What the task requires: Say how many lines include the word "chart", using only a number.

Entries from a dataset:
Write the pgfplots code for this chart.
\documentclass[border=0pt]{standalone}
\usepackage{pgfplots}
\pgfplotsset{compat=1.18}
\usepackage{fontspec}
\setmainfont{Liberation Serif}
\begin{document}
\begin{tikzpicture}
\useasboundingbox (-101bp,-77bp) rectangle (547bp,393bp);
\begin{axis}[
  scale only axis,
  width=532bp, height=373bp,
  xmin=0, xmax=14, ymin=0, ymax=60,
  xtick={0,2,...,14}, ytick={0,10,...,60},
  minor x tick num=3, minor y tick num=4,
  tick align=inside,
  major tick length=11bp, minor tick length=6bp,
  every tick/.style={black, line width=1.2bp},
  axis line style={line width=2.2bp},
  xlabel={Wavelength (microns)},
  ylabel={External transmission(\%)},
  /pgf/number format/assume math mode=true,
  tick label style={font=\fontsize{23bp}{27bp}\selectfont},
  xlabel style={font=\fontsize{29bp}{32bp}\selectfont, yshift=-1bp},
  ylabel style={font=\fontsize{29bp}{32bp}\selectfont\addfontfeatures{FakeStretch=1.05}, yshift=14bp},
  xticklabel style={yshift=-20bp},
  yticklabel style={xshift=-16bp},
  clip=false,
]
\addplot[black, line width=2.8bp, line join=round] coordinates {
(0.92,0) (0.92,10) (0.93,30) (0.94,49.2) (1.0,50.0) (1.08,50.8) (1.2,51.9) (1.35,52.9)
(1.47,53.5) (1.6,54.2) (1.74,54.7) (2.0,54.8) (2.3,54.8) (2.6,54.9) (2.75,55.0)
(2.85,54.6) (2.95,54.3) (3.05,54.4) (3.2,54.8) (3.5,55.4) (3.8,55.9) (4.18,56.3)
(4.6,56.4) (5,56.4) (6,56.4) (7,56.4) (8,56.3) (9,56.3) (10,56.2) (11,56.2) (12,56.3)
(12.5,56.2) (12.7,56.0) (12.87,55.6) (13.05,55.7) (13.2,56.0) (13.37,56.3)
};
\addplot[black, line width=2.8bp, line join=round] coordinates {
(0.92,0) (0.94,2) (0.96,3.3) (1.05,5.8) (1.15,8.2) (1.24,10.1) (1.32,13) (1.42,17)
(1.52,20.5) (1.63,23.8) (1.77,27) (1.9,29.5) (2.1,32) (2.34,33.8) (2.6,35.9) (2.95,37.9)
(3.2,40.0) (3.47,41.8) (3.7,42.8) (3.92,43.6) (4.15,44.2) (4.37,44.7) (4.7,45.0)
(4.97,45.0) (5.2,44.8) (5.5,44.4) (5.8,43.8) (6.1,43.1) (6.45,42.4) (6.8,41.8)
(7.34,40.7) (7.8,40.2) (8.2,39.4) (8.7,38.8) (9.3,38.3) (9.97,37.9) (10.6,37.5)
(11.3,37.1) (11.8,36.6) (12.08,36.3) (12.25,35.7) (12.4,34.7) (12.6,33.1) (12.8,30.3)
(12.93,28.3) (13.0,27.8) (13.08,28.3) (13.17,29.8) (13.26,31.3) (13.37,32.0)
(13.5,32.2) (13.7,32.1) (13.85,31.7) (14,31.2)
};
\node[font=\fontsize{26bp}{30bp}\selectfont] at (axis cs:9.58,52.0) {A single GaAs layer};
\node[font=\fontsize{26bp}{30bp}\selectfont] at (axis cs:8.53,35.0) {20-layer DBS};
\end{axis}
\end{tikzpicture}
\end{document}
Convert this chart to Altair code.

Response: 2